## Stated problem
Begin at the line that contains "The picture is", stop after the line that contains "const panelLabels = ['(c)', '(d)'];", and reproduce only that span, unaltered.

## Provided material
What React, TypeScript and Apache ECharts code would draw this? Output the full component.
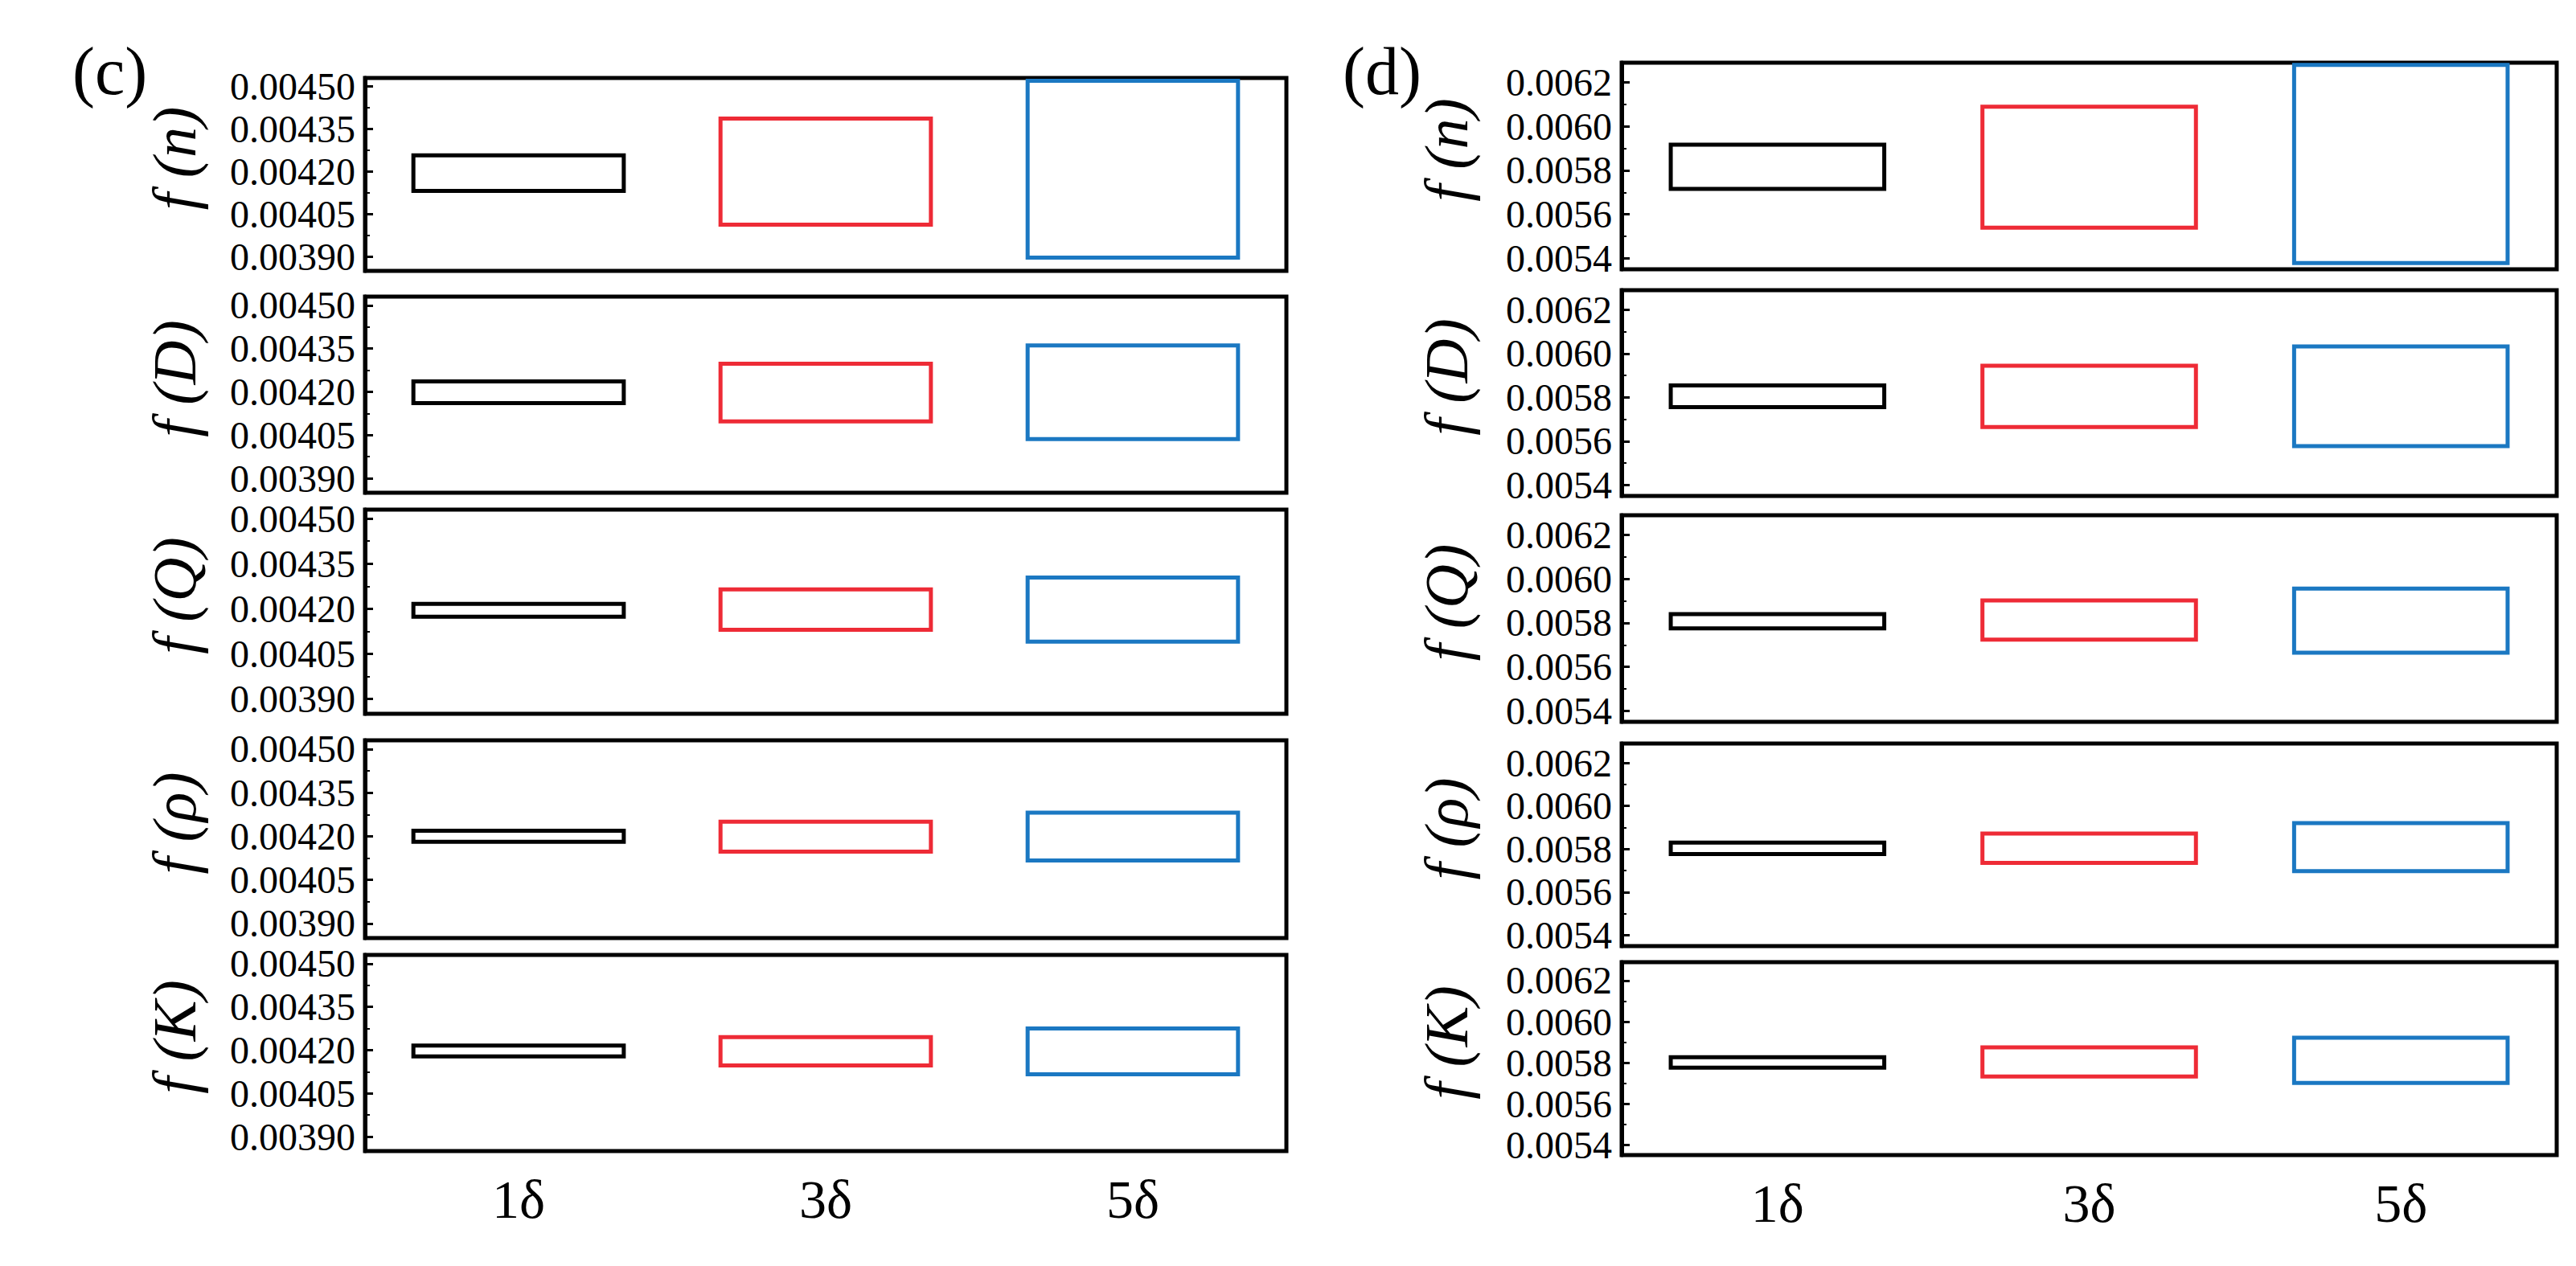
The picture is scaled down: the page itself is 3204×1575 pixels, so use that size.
import React, { useEffect, useRef } from 'react';
import * as echarts from 'echarts';

const categories = ['1δ', '3δ', '5δ'];
const boxColors = ['#000000', '#ee2b36', '#1b78c2'];
const rowSymbols = ['n', 'D', 'Q', 'ρ', 'K'];
const panelLabels = ['(c)', '(d)'];

// y-axis tick labels
const cTickValues = [0.0039, 0.00405, 0.0042, 0.00435, 0.0045];
const cMinorTickValues = [0.003975, 0.004125, 0.004275, 0.004425];
const dTickValues = [0.0054, 0.0056, 0.0058, 0.006, 0.0062];
const dMinorTickValues = [0.0055, 0.0057, 0.0059, 0.0061];
const cRange = [0.00385, 0.00453];
const dRange = [0.00535, 0.00629];

// panel (c): lower / upper bounds per category (1δ, 3δ, 5δ)
const cN_low = [0.004132, 0.004013, 0.003897];
const cN_high = [0.004257, 0.004387, 0.00452];
const cD_low = [0.004161, 0.004097, 0.004036];
const cD_high = [0.004236, 0.004297, 0.004361];
const cQ_low = [0.004173, 0.00413, 0.00409];
const cQ_high = [0.004216, 0.004264, 0.004304];
const cRho_low = [0.004181, 0.004147, 0.004117];
const cRho_high = [0.004219, 0.00425, 0.004281];
const cK_low = [0.004178, 0.004147, 0.004116];
const cK_high = [0.004216, 0.004245, 0.004275];

// panel (d)
const dN_low = [0.005716, 0.005539, 0.005378];
const dN_high = [0.005917, 0.00609, 0.00628];
const dD_low = [0.005756, 0.005665, 0.005578];
const dD_high = [0.005855, 0.005945, 0.006033];
const dQ_low = [0.005775, 0.005724, 0.005665];
const dQ_high = [0.00584, 0.005902, 0.005956];
const dRho_low = [0.005777, 0.005736, 0.005698];
const dRho_high = [0.00583, 0.005872, 0.005921];
const dK_low = [0.005776, 0.005733, 0.005702];
const dK_high = [0.005827, 0.005875, 0.005922];

const cLows = [cN_low, cD_low, cQ_low, cRho_low, cK_low];
const cHighs = [cN_high, cD_high, cQ_high, cRho_high, cK_high];
const dLows = [dN_low, dD_low, dQ_low, dRho_low, dK_low];
const dHighs = [dN_high, dD_high, dQ_high, dRho_high, dK_high];

const FONT = '"Liberation Serif", "Times New Roman", serif';

export default function App() {
  const ref = useRef<HTMLDivElement>(null);

  useEffect(() => {
    if (!ref.current) return;
    const chart = echarts.init(ref.current, null, { renderer: 'svg' });

    const cols = [
      {
        left: 454, width: 1146,
        tops: [97, 369, 634, 921, 1188], heights: [240, 244, 254, 246, 244],
        range: cRange, ticks: cTickValues, minor: cMinorTickValues, digits: 5,
        lows: cLows, highs: cHighs, nameGap: 199,
      },
      {
        left: 2017, width: 1163,
        tops: [78, 361, 641, 925, 1197], heights: [257, 256, 257, 252, 240],
        range: dRange, ticks: dTickValues, minor: dMinorTickValues, digits: 4,
        lows: dLows, highs: dHighs, nameGap: 180,
      },
    ];

    const grid: any[] = [];
    const xAxis: any[] = [];
    const yAxis: any[] = [];
    const series: any[] = [];

    cols.forEach((col) => {
      for (let r = 0; r < 5; r++) {
        const gi = grid.length;
        grid.push({
          left: col.left, top: col.tops[r], width: col.width, height: col.heights[r],
          show: true, borderColor: '#000', borderWidth: 5, backgroundColor: 'transparent',
        });
        const isBottom = r === 4;
        xAxis.push({
          type: 'category', gridIndex: gi, data: categories, boundaryGap: true,
          axisLine: { show: false }, axisTick: { show: false }, splitLine: { show: false },
          axisLabel: {
            show: isBottom, margin: 26, fontSize: 68, color: '#000', fontFamily: FONT,
          },
        });
        const yMain = yAxis.length;
        yAxis.push({
          type: 'value', gridIndex: gi, position: 'left', offset: 0,
          min: col.range[0], max: col.range[1],
          axisLine: { show: true, lineStyle: { color: '#000', width: 5 } },
          axisTick: { show: true, inside: true, length: 10, lineStyle: { color: '#000', width: 3 }, customValues: col.ticks },
          axisLabel: {
            show: true, margin: 12, fontSize: 48, color: '#000', fontFamily: FONT,
            customValues: col.ticks,
            formatter: (v: number) => v.toFixed(col.digits),
          },
          splitLine: { show: false },
          name: `f (${rowSymbols[r]})`,
          nameLocation: 'middle', nameRotate: 90, nameGap: col.nameGap,
          nameTextStyle: {
            fontFamily: FONT, fontSize: 76, fontStyle: 'italic', color: '#000', padding: [0, 0, 0, 40],
          },
        });
        yAxis.push({
          type: 'value', gridIndex: gi, position: 'left', offset: 0,
          min: col.range[0], max: col.range[1],
          axisLine: { show: false },
          axisTick: { show: true, inside: true, length: 6, lineStyle: { color: '#000', width: 2 }, customValues: col.minor },
          axisLabel: { show: false },
          splitLine: { show: false },
        });
        const lows = col.lows[r];
        const highs = col.highs[r];
        series.push({
          type: 'custom', xAxisIndex: gi, yAxisIndex: yMain,
          encode: { x: 0, y: [1, 2] },
          data: categories.map((_, i) => [i, lows[i], highs[i]]),
          renderItem: (params: any, api: any) => {
            const idx = api.value(0);
            const lo = api.value(1);
            const hi = api.value(2);
            const pTop = api.coord([idx, hi]);
            const pBot = api.coord([idx, lo]);
            const bw = api.size([1, 0])[0] * 0.685;
            return {
              type: 'rect',
              shape: { x: pTop[0] - bw / 2, y: pTop[1], width: bw, height: pBot[1] - pTop[1] },
              style: { fill: 'rgba(0,0,0,0)', stroke: boxColors[idx], lineWidth: 5 },
            };
          },
        });
      }
    });

    chart.setOption({
      animation: false,
      backgroundColor: '#fff',
      grid, xAxis, yAxis, series,
      graphic: [
        { type: 'text', left: 90, top: 46, style: { text: panelLabels[0], fontSize: 84, fontFamily: FONT, fill: '#000' } },
        { type: 'text', left: 1670, top: 46, style: { text: panelLabels[1], fontSize: 84, fontFamily: FONT, fill: '#000' } },
      ],
    });

    return () => chart.dispose();
  }, []);

  return <div ref={ref} style={{ position: 'absolute', left: 0, top: 0, width: 3204, height: 1575 }} />;
}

## Exercise solution
The picture is scaled down: the page itself is 3204×1575 pixels, so use that size.
import React, { useEffect, useRef } from 'react';
import * as echarts from 'echarts';

const categories = ['1δ', '3δ', '5δ'];
const boxColors = ['#000000', '#ee2b36', '#1b78c2'];
const rowSymbols = ['n', 'D', 'Q', 'ρ', 'K'];
const panelLabels = ['(c)', '(d)'];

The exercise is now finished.